The "exurbs" of Hampton Roads are the last area. They are the counties of Gloucester, Isle of Wight, James City, Mathews, and York with Poquoson and Williamsburg.
The results were: Bush +31,508; Kilgore +4548; Allen +12,529
This area also saw a large GOP drop, due to the same reasons as the suburbs. To show the full damage of the Kilgore downfall; here the exurbs barely were able to offset the suburbs sending all the AA locale margins west.

The total Tidewater results were:
Bush +41,918; Kaine +30,968; Webb +15,568
As you can see, the GOP dropoff here is pretty even with Richmond and NOVA if you factor population. Yet again we see evidence that NOVA isn't the only problem ailing the GOP; even though at least this area is hurting us b/c of turnout and not as much of a growing trend. We will need another presidential election to see if this area is trending dem at the national level.

The final results for the entire "urban cresent" were:
Bush +67,973; Kaine +142,614; Webb +100,770
As I explained before, the problem is that in 2004 Richmond offset NOVA and sent 26k into Tidewater, where we gained another 42k votes. With no more major democratic areas in the state, Bush cruised to a big victory. By 2006, Richmond was only able to offset Tidewater and the 100k+ dem margin from NOVA was sent downstate and was too big for the Valley and SW/Southside to counter.

Going forward people need to understand that the democratic victories have been wins in the overall suburban community and not just NOVA. That means the GOP needs to wake up and start trying to tackle that community and not harp on only NOVA. It also tells the dems that a misguided strategy of pushing only NOVA will probably still not be enough to win.

The last thing this shows is that Virginia is still probably not going to be "in play" per se in 2008 due to the large GOP margin that will usually come from Hampton Roads that is usually absent in most other elections. If the GOP can hold their numbers in Richmond and Tidewater in 2008; NOVA will have to turn even harder to the dems to "turn Virginia blue".

4 Comments:

  • At 12/27/2006 1:59 PM, Anonymous Anonymous said…

    Good analysis.

    The african american areas in Hampton Roads and Peninsula always have higher turnout than similar areas in Richmond/Henrico.

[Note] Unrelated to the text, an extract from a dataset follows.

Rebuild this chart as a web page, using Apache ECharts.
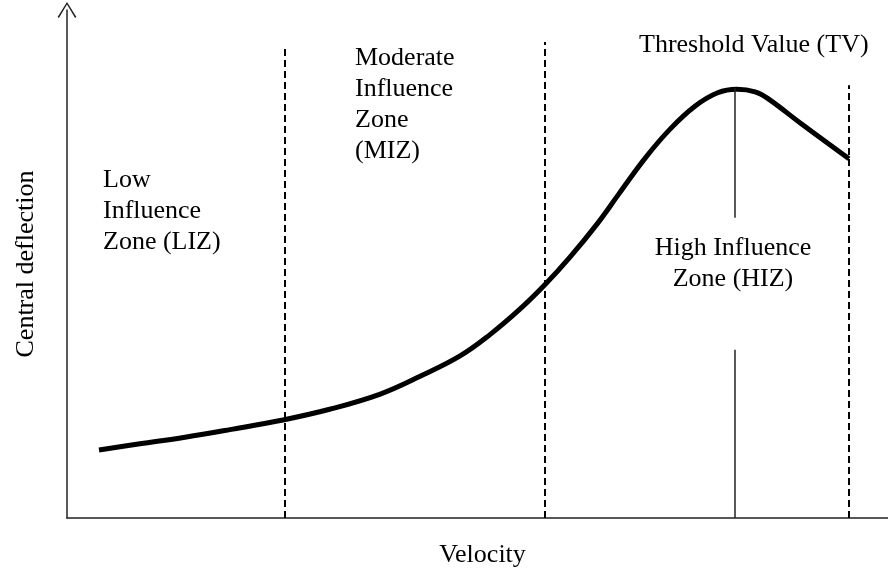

    The historic triangle area is turning with affluent retirees from the Northeast and Midwest, they visit Historic Wmsbg and send their kids go to W&M, and then years later they retire there. Kaine was able to tap into the growth concerns far better than Kilgore on the Peninsula. York still has enough defense contractors and engineers to keep it Republican but the GOP has to work hard on the Peninsula.

    Cheasapeake votes GOP in Presidentials, but it's a tossup in other races now. VB still leans GOP. Suffolk still has a conservative Democrat flavor to it.

     
  • At 12/27/2006 2:19 PM, Blogger James Atticus Bowden said…

    Tidewater can produce a lot of GOP votes if there is a Conservative running. If there isn't a social, economic, defense Conservative running, then votes will be peeled off hither and yon issue by issue.

    The Baby Boomers (my generation) of well to do Yankees retiring in James City County and Williamsburg are a mixed lot. They're not all Liberals.

     
  • At 12/28/2006 3:20 PM, Anonymous Anonymous said…

    Didn't say they were all liberals, and you do have families with kids leaving Newport News and Hampton and moving to York or James City because of the schools a quality of life issues. This is an area that thought Virginia was moving into the right direction in 05 and wanted some attention to growth (look at the 05 James City board of sups races). James City will become up for grabs depending on candidates. I think York with the defense/NASA heavy lower part will remain 55-60% I used to live in upper York.